Seamus Heaney was a renowned Irish poet and professor who won the 1995 Nobel Prize in Literature.
Who Was Seamus Heaney?
Seamus Heaney published his first poetry book in 1966, Death of a Naturalist, creating vivid portraits of rural life. Later work looked at his homeland's civil war, and he won the 1995 Nobel Prize in Literature for his globally acclaimed oeuvre, with its focus on love, nature and memory. A professor and speaker, Heaney died on August 30, 2013.
Background and Early Career
Seamus Justin Heaney was born on April 13, 1939, on a farm in the CastledĂ wson, County Londonderry region of Northern Ireland, the first of nine children in a Catholic family. He received a scholarship to attend the boarding school St. Columb's College in Derry and went on to Queens University in Belfast, studying English and graduating in 1961.

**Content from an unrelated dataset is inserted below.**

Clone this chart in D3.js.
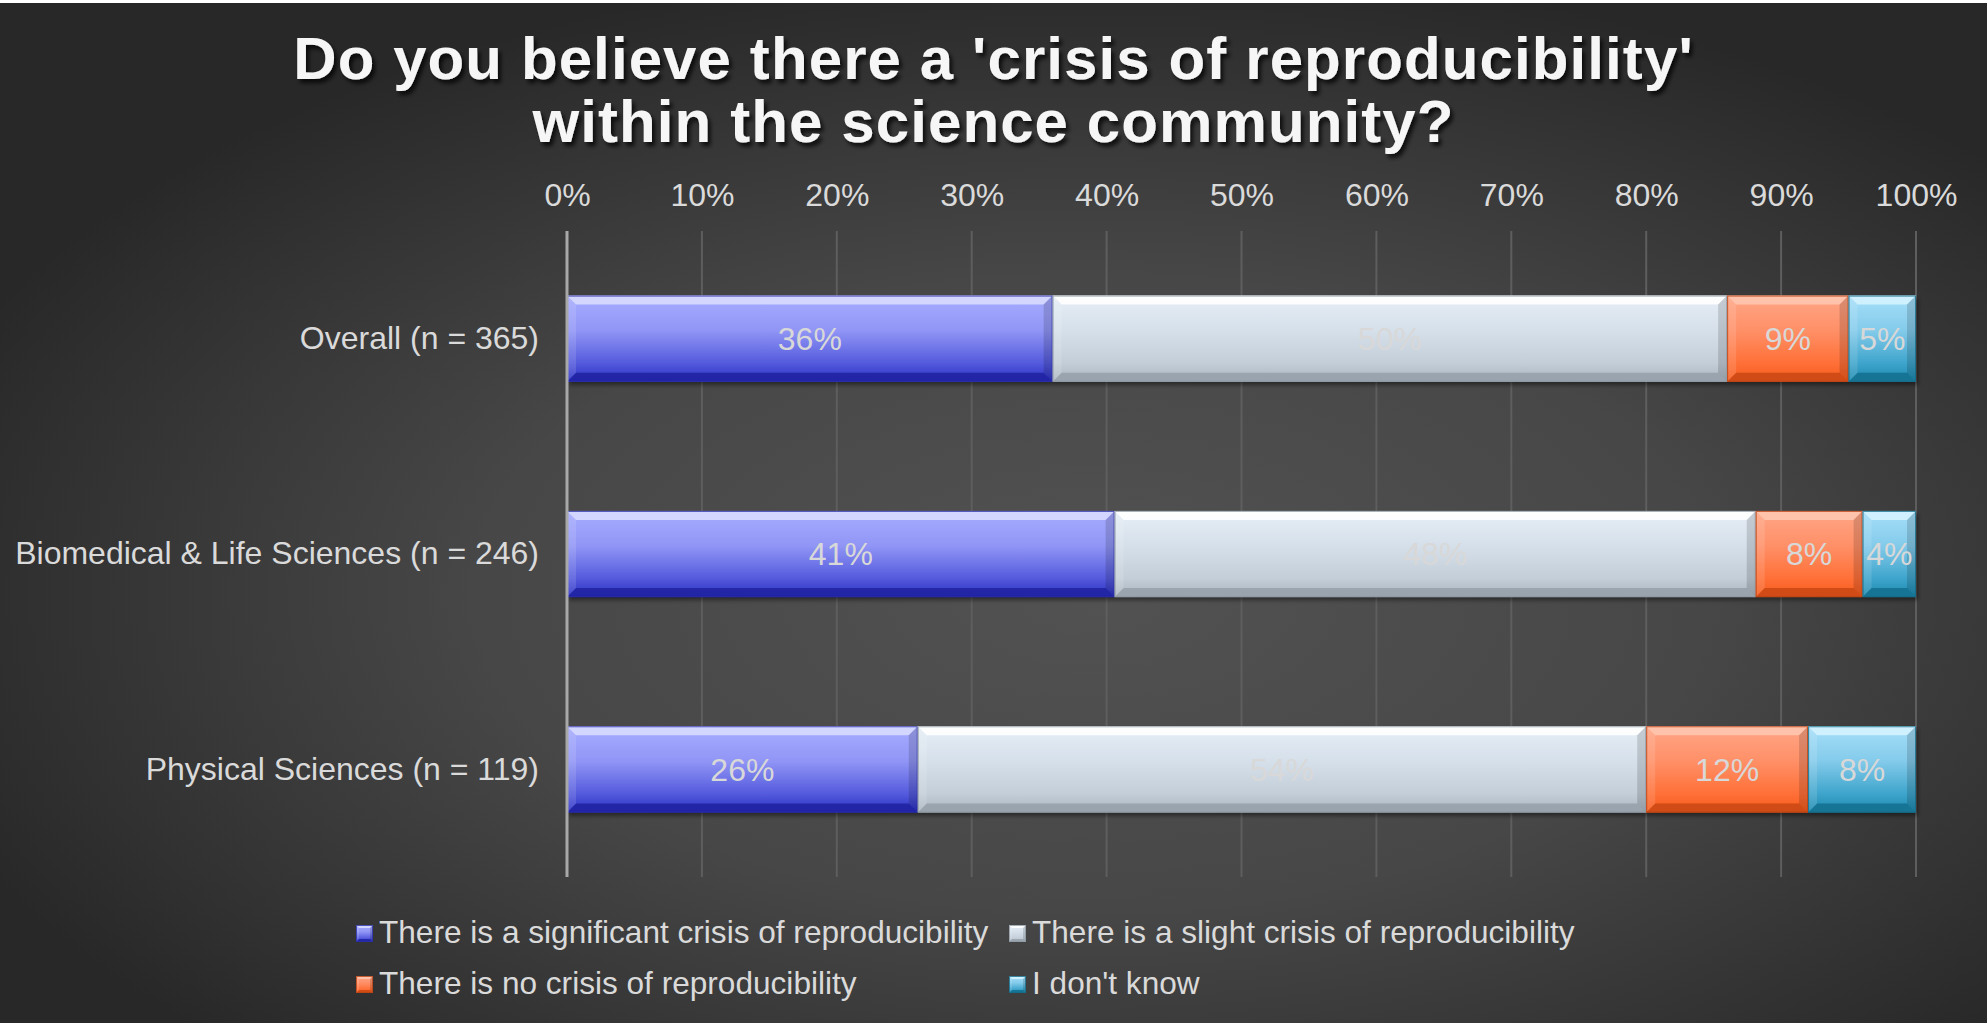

Heaney worked as a schoolteacher for a time before becoming a college lecturer and eventually working as a freelance scribe by the early 1970s. In 1965, he married Marie Devlin, a fellow writer who would figure prominently in Heaney's work. The couple went on to have three children.
Acclaimed Poet
Heaney had his first poetry collection debut in 1966 with Death of a Naturalist and went on to publish many more lauded books of poems that included North (1974), Station Island (1984), The Spirit Level (1996) and District and Circle (2006). Over the years, he also became known for his prose writing and work as an editor, as well as serving as a professor at Harvard and Oxford universities.
Nature, Love and Memory
Heaney's work is often a paean to the beauty and depth of nature, and he achieved great popularity among both general readers and the literary establishment, garnering a massive following in the United Kingdom. He wrote eloquently about love, mythology, memory (particularly on his own rural upbringing) and various forms of human relationships. Heaney also provided commentary on the sectarian civil war, known as the Troubles, which had beset Northern Ireland in works such as "Whatever You Say, Say Nothing."
Heaney was later applauded for his translation of the epic poem Beowulf (2000), a global best-seller for which he won the Whitbread Prize. He had also crafted translations of Laments, by Jan Kochanowski, Sophocles's Philoctetes and Robert Henryson's The Testament of Cresseid & Seven Fables.
Nobel Prize and Death
Heaney was awarded the Nobel Prize in Literature in 1995 and later received England's T.S. Eliot and David Cohen prizes, among a wide array of accolades. He was known for his speaking engagements as well and traveled across the world to share his art and ideas.
Heaney published his last book of poetry, Human Chain, in 2010. Regarded as a kind, lovely soul, he died in Dublin, Ireland, on August 30, 2013, at the age of 74.